Entre os dias 27 e 28 de novembro de 2023, ocorreu o HSM+, o principal evento de gestão e inovação da América Latina. Como curadora desse evento há oito anos, posso apontar muitos momentos memoráveis. (Para citar apenas dois, a conversa entre Michael Phelps e seu técnico Bob Bowman, e a primeira vez de Yuval Harari no Brasil.) Em geral, são os nomes internacionais que ficam na memória dos participantes. No entanto, este ano, foi o painel sobre ESG e brasilidade como direcionadores de negócios com quatro CEOs brasileiros (Ana Paula Bogus, da Havaianas, Estevan Sartoreli, da Dengo; Fábio Barbosa, da Natura; Miguel Setas, da CCR) o que mais repercutiu.
O tom das mensagens que recebi me chamou atenção: a maioria se referia à minha coragem de colocar um painel potencialmente explosivo no palco diante de 3,5 mil líderes. Isso porque era uma conversa necessariamente difícil sobre um tema necessariamente complexo. Fiquei muito feliz com a montanha de feedbacks, mas reflexiva: por que um debate sobre ESG e brasilidade ainda requer coragem em pleno 2023? Há algo de errado não no reino da Dinamarca, mas no reino corporativo.
Sou capaz de entender que evitar conversas difíceis e debates complexos é uma escolha mais confortável. Mas a maioria dos gestores deveria ser capaz de entender o cruel tradeoff envolvido: perspectivas e oportunidades valiosas são perdidas com essa postura.
Sabe uma perspectiva valiosa que o nosso painel de CEOs sobre ESG e brasilidade ainda deu a quem estava presente? O alerta sobre o reducionismo da sigla ESG (de fatores ambientais, sociais e de governança) e seus efeitos perversos.
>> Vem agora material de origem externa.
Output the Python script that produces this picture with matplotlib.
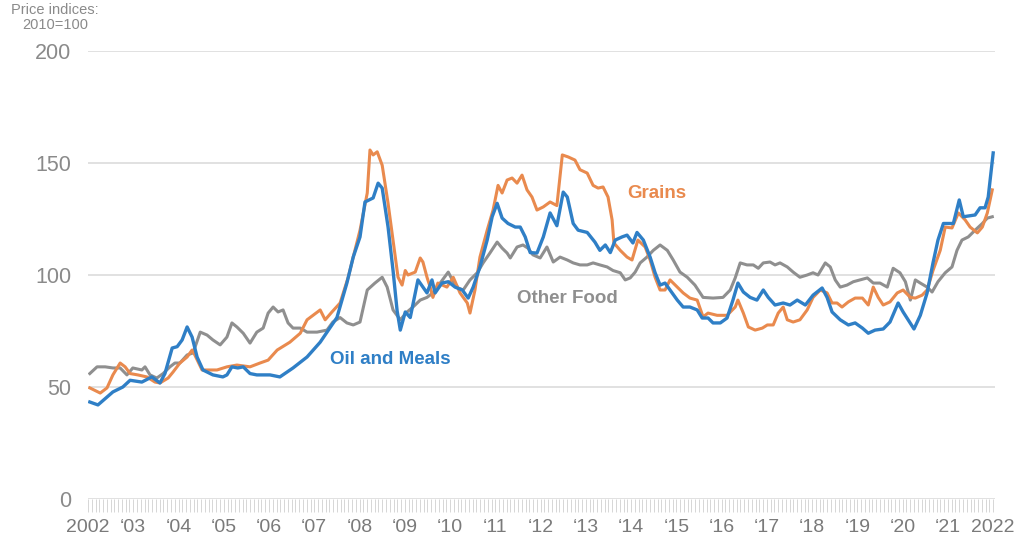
import numpy as np
import matplotlib.pyplot as plt
from matplotlib.ticker import FixedLocator, MultipleLocator

plt.rcParams['font.family'] = ['Liberation Sans', 'DejaVu Sans']

# Oil and Meals (blue) - decimal year / index value
oil_years = [2002.04, 2002.22, 2002.55, 2002.77, 2002.93, 2003.19, 2003.41, 2003.59, 2003.70, 2003.86,
             2003.97, 2004.08, 2004.19, 2004.30, 2004.41, 2004.54, 2004.76, 2004.98, 2005.07, 2005.18,
             2005.31, 2005.43, 2005.58, 2005.73, 2006.02, 2006.24, 2006.53, 2006.84, 2007.13, 2007.50,
             2007.72, 2007.86, 2008.01, 2008.12, 2008.30, 2008.41, 2008.50, 2008.63, 2008.74, 2008.83,
             2008.90, 2009.01, 2009.12, 2009.29, 2009.40, 2009.49, 2009.60, 2009.67, 2009.82, 2009.96,
             2010.11, 2010.27, 2010.40, 2010.51, 2010.66, 2010.82, 2010.93, 2011.04, 2011.15, 2011.28,
             2011.44, 2011.55, 2011.66, 2011.77, 2011.92, 2012.06, 2012.21, 2012.36, 2012.50, 2012.59,
             2012.72, 2012.83, 2013.03, 2013.20, 2013.31, 2013.43, 2013.54, 2013.65, 2013.80, 2013.91,
             2014.04, 2014.13, 2014.27, 2014.42, 2014.53, 2014.64, 2014.75, 2014.86, 2015.02, 2015.15,
             2015.30, 2015.46, 2015.57, 2015.70, 2015.81, 2015.97, 2016.12, 2016.25, 2016.36, 2016.48,
             2016.63, 2016.78, 2016.92, 2017.03, 2017.18, 2017.36, 2017.51, 2017.67, 2017.85, 2018.02,
             2018.22, 2018.33, 2018.44, 2018.62, 2018.80, 2018.95, 2019.11, 2019.24, 2019.39, 2019.57,
             2019.72, 2019.90, 2020.01, 2020.12, 2020.25, 2020.39, 2020.54, 2020.67, 2020.78, 2020.90,
             2021.12, 2021.25, 2021.34, 2021.60, 2021.71, 2021.82, 2021.89, 2022.00]
oil_values = [43.3, 42, 47.8, 50, 53, 52.2, 54.5, 51.8, 56, 67.4,
              68, 71, 76.8, 72.3, 63.4, 57.6, 55.4, 54.5, 55.4, 59,
              58.5, 59, 56, 55.4, 55.4, 54.5, 58.5, 63.4, 70, 81,
              96.4, 108, 117, 132.6, 134.4, 141, 138.8, 121.4, 102, 84,
              75.4, 83.5, 81, 97.8, 94.6, 92, 97.8, 92, 96.4, 97,
              94.6, 93.3, 89.7, 94.6, 103.6, 115.6, 126, 132, 125.4, 123,
              121.4, 121.4, 117, 110, 109.8, 117, 127.7, 122, 137, 134.8,
              123, 120, 119, 114.7, 111, 113.4, 110, 115.6, 117, 117.8,
              114.3, 119, 115.6, 108, 101, 95.5, 96.4, 93.3, 88.8, 85.7,
              85.7, 84.4, 80.8, 80.8, 78.6, 78.6, 80.8, 88.8, 96.4, 92.4,
              90, 88.8, 93.3, 90, 86.6, 87.5, 86.6, 88.8, 86.6, 91,
              94.2, 90, 83.5, 80, 77.7, 78.6, 76.3, 74, 75.4, 75.9,
              79, 87.5, 83.5, 80, 75.9, 82, 92, 105.4, 115.6, 123,
              123, 133.5, 126, 126.8, 130, 130, 134.8, 154.5]

# Grains (orange)
grain_years = [2002.04, 2002.27, 2002.42, 2002.55, 2002.71, 2002.82, 2002.93, 2003.10, 2003.30, 2003.48,
               2003.59, 2003.77, 2003.88, 2004.03, 2004.19, 2004.30, 2004.36, 2004.52, 2004.85, 2005.07,
               2005.29, 2005.58, 2005.80, 2005.98, 2006.18, 2006.46, 2006.69, 2006.84, 2006.97, 2007.13,
               2007.24, 2007.39, 2007.57, 2007.75, 2007.86, 2008.01, 2008.17, 2008.23, 2008.30, 2008.39,
               2008.50, 2008.63, 2008.74, 2008.85, 2008.94, 2009.01, 2009.07, 2009.23, 2009.34, 2009.40,
               2009.49, 2009.56, 2009.62, 2009.73, 2009.93, 2010.07, 2010.22, 2010.38, 2010.44, 2010.55,
               2010.66, 2010.82, 2010.95, 2011.06, 2011.15, 2011.26, 2011.37, 2011.48, 2011.59, 2011.70,
               2011.81, 2011.92, 2012.06, 2012.21, 2012.36, 2012.48, 2012.61, 2012.76, 2012.87, 2013.03,
               2013.16, 2013.27, 2013.38, 2013.49, 2013.58, 2013.62, 2013.76, 2013.91, 2014.02, 2014.15,
               2014.31, 2014.42, 2014.53, 2014.64, 2014.75, 2014.86, 2015.02, 2015.15, 2015.30, 2015.46,
               2015.52, 2015.59, 2015.70, 2015.90, 2016.12, 2016.30, 2016.36, 2016.48, 2016.59, 2016.74,
               2016.90, 2017.01, 2017.14, 2017.25, 2017.36, 2017.45, 2017.58, 2017.73, 2017.89, 2018.02,
               2018.18, 2018.33, 2018.44, 2018.55, 2018.66, 2018.80, 2018.95, 2019.11, 2019.24, 2019.35,
               2019.46, 2019.57, 2019.72, 2019.88, 2020.01, 2020.17, 2020.28, 2020.43, 2020.54, 2020.67,
               2020.83, 2020.94, 2021.09, 2021.23, 2021.38, 2021.49, 2021.65, 2021.76, 2021.87, 2021.98]
grain_values = [49.6, 47.3, 49.6, 55.4, 60.7, 59, 56, 55.4, 54.5, 52.2,
                51.8, 54, 56.7, 60.7, 63.4, 66.5, 64.3, 57.6, 57.6, 59,
                59.8, 59, 60.7, 62, 66.5, 70, 74, 80, 82, 84.4,
                80, 83.5, 87.5, 99, 108, 120, 136.6, 155.8, 153.6, 155,
                149, 132, 115.6, 99, 95.5, 102, 100, 101.3, 107.6, 105.8,
                99, 94.6, 90, 96.4, 94.6, 99, 92, 87.5, 83, 93.3,
                108, 120, 129, 140, 136.6, 142.4, 143.3, 141, 144.6, 138,
                134.8, 129, 130.4, 132.6, 131, 153.6, 152.7, 151.3, 147, 145.5,
                140, 138.8, 139.3, 134.8, 124.6, 114.3, 111, 108, 106.7, 115.6,
                112.5, 106.7, 99, 93.3, 93.3, 97.8, 94.6, 92, 89.7, 88.8,
                85.3, 81.3, 83, 82, 82, 85.7, 88.8, 83, 76.8, 75.4,
                76.3, 77.7, 77.7, 83, 85.7, 80, 79, 80, 84.4, 90,
                93.3, 92, 87.5, 87.5, 85.7, 88, 89.7, 89.7, 86.6, 94.6,
                90, 86.6, 88, 92, 93.3, 90, 89.7, 91, 93.3, 102,
                111, 121.4, 121, 127.7, 124.6, 121.4, 118.8, 121.4, 127.7, 138]

# Other Food (gray)
other_years = [2002.04, 2002.20, 2002.38, 2002.55, 2002.71, 2002.86, 2002.99, 2003.19, 2003.26, 2003.37,
               2003.52, 2003.66, 2003.81, 2003.92, 2004.03, 2004.19, 2004.32, 2004.48, 2004.63, 2004.76,
               2004.92, 2005.07, 2005.18, 2005.29, 2005.43, 2005.58, 2005.73, 2005.87, 2005.98, 2006.09,
               2006.20, 2006.31, 2006.42, 2006.53, 2006.69, 2006.84, 2007.06, 2007.28, 2007.41, 2007.57,
               2007.72, 2007.86, 2008.01, 2008.17, 2008.34, 2008.50, 2008.61, 2008.74, 2008.90, 2009.05,
               2009.18, 2009.34, 2009.49, 2009.62, 2009.78, 2009.96, 2010.07, 2010.18, 2010.29, 2010.44,
               2010.60, 2010.73, 2010.88, 2011.04, 2011.15, 2011.26, 2011.33, 2011.48, 2011.61, 2011.72,
               2011.83, 2011.99, 2012.14, 2012.28, 2012.43, 2012.59, 2012.72, 2012.87, 2013.03, 2013.16,
               2013.31, 2013.47, 2013.60, 2013.76, 2013.87, 2013.98, 2014.09, 2014.20, 2014.35, 2014.49,
               2014.64, 2014.80, 2014.93, 2015.08, 2015.24, 2015.41, 2015.59, 2015.81, 2016.03, 2016.19,
               2016.30, 2016.41, 2016.56, 2016.70, 2016.81, 2016.92, 2017.07, 2017.18, 2017.29, 2017.45,
               2017.58, 2017.73, 2017.89, 2018.02, 2018.13, 2018.29, 2018.40, 2018.51, 2018.62, 2018.77,
               2018.91, 2019.06, 2019.22, 2019.35, 2019.50, 2019.66, 2019.79, 2019.94, 2020.06, 2020.17,
               2020.28, 2020.39, 2020.54, 2020.65, 2020.78, 2020.94, 2021.09, 2021.20, 2021.31, 2021.45,
               2021.60, 2021.76, 2021.87, 2021.98]
other_values = [56, 59, 59, 58.5, 58.5, 55.4, 58.5, 57.6, 59, 55.4,
                54, 56, 59, 60.7, 60.7, 64.3, 65.2, 74.5, 73.2, 71,
                68.8, 72.3, 78.6, 76.8, 74, 69.6, 74.5, 76.3, 83, 85.7,
                83.5, 84.4, 78.6, 76.3, 76.3, 74.5, 74.5, 75.4, 79, 81,
                78.6, 77.7, 79, 93.3, 96.4, 99, 94.6, 84.4, 80, 83.5,
                85.7, 88.8, 90, 92, 96.4, 101.3, 97, 94.2, 93.3, 97.8,
                101, 105.4, 109.8, 114.7, 112, 109.8, 107.6, 112.5, 113.4, 112,
                109, 107.6, 112.5, 105.8, 108, 106.7, 105.4, 104.5, 104.5, 105.4,
                104.5, 103.6, 102, 101, 97.8, 98.7, 101.3, 105.4, 108, 111,
                113.4, 111, 106.7, 101.3, 99, 95.5, 90, 89.7, 90, 93.3,
                98.7, 105.4, 104.5, 104.5, 103, 105.4, 105.8, 104.5, 105.4, 103.6,
                101.3, 99, 100, 101, 100, 105.4, 103.6, 97.8, 94.6, 95.5,
                97, 97.8, 98.7, 96.4, 96.4, 94.6, 103, 101, 97, 88.8,
                97.8, 96.4, 94.6, 92.4, 97, 101, 103.6, 111, 115.6, 117,
                120, 123, 125.4, 126]

year_ticks = list(range(2002, 2023))
year_labels = ['2002'] + ['\u2018%02d' % (y % 100) for y in range(2003, 2022)] + ['2022']
y_ticks = [0, 50, 100, 150, 200]

c_oil = '#2f7fc6'
c_grain = '#e98a4e'
c_other = '#8f8f8f'
c_text = '#8a8a8a'

fig = plt.figure(figsize=(10.2, 5.46), dpi=100)
ax = fig.add_axes([88 / 1020, 47 / 546, 907 / 1020, 448 / 546])

ax.plot(other_years, other_values, color=c_other, lw=2.2, solid_joinstyle='round', zorder=3)
ax.plot(grain_years, grain_values, color=c_grain, lw=2.2, solid_joinstyle='round', zorder=4)
ax.plot(oil_years, oil_values, color=c_oil, lw=2.4, solid_joinstyle='round', zorder=5)

ax.set_xlim(2002, 2022.04)
ax.set_ylim(0, 200)
ax.set_yticks(y_ticks)
ax.set_yticklabels([str(v) for v in y_ticks])
ax.grid(axis='y', color='#dcdcdc', lw=1.2)
ax.set_axisbelow(True)
for s in ax.spines.values():
    s.set_visible(False)

# year labels plus a dense monthly tick strip under the zero line
ax.xaxis.set_major_locator(FixedLocator(year_ticks))
ax.set_xticklabels(year_labels)
ax.xaxis.set_minor_locator(MultipleLocator(1 / 12))
ax.tick_params(axis='x', which='both', direction='out', length=9.5, width=0.6,
               color='#d0d0d0', labelcolor='#7a7a7a', labelsize=14, pad=5)
ax.tick_params(axis='y', length=0, labelcolor=c_text, labelsize=15.5, pad=12)

fig.text(55 / 1020, 1 - 3 / 546, 'Price indices:\n2010=100', ha='center', va='top',
         fontsize=10.5, color=c_text, linespacing=1.05)

ax.text(2013.91, 136.6, 'Grains', color=c_grain, fontsize=13.5, fontweight='bold', va='center')
ax.text(2011.48, 89.3, 'Other Food', color=c_other, fontsize=13.5, fontweight='bold', va='center')
ax.text(2007.35, 62.5, 'Oil and Meals', color=c_oil, fontsize=13.5, fontweight='bold', va='center')

fig.savefig('out.png', dpi=100)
O alerta foi lançado por Miguel Setas, CEO da CCR, e debatido intensamente por todos.
Por exemplo, compararam os conceitos de ESG e sustentabilidade, dizendo que o último é mais abrangente ao englobar as dimensões de pessoas, planeta e lucro no “triple bottom line”, enquanto ESG sofre de simplificação excessiva. A letra G de ESG, que remete a governança, de certa forma, retirou da equação a economia/o lucro. Isso limita a visão holística que havia em sustentabilidade. O desempenho financeiro de uma organização é vital não apenas para sua sobrevivência; ele é vital também para avaliar se sua contribuição para o mundo ao seu redor é positiva ou negativa.
Outro exemplo: a lacuna ética que as três letrinhas reducionistas podem gerar ao pregarem o foco em indicadores mensuráveis. Isso porque, perseguindo métricas específicas, uma empresa perde de vista a complexidade e a interconexão entre fatores ambientais, sociais e de governança. Isso obscurece nuances importantes e pode criar uma visão distorcida da verdadeira contribuição de uma empresa para a sociedade.
O ESG é resultado da nossa busca pelo pragmatismo? Sim. Só que, nessa busca, corremos o risco de ser reducionistas, tropeçar na ética e ignorar desafios amplos a serem enfrentados. Contra isso, é preciso coragem. Como abri parafraseando Shakespeare, com ele fecho: a coragem cresce com a ocasião.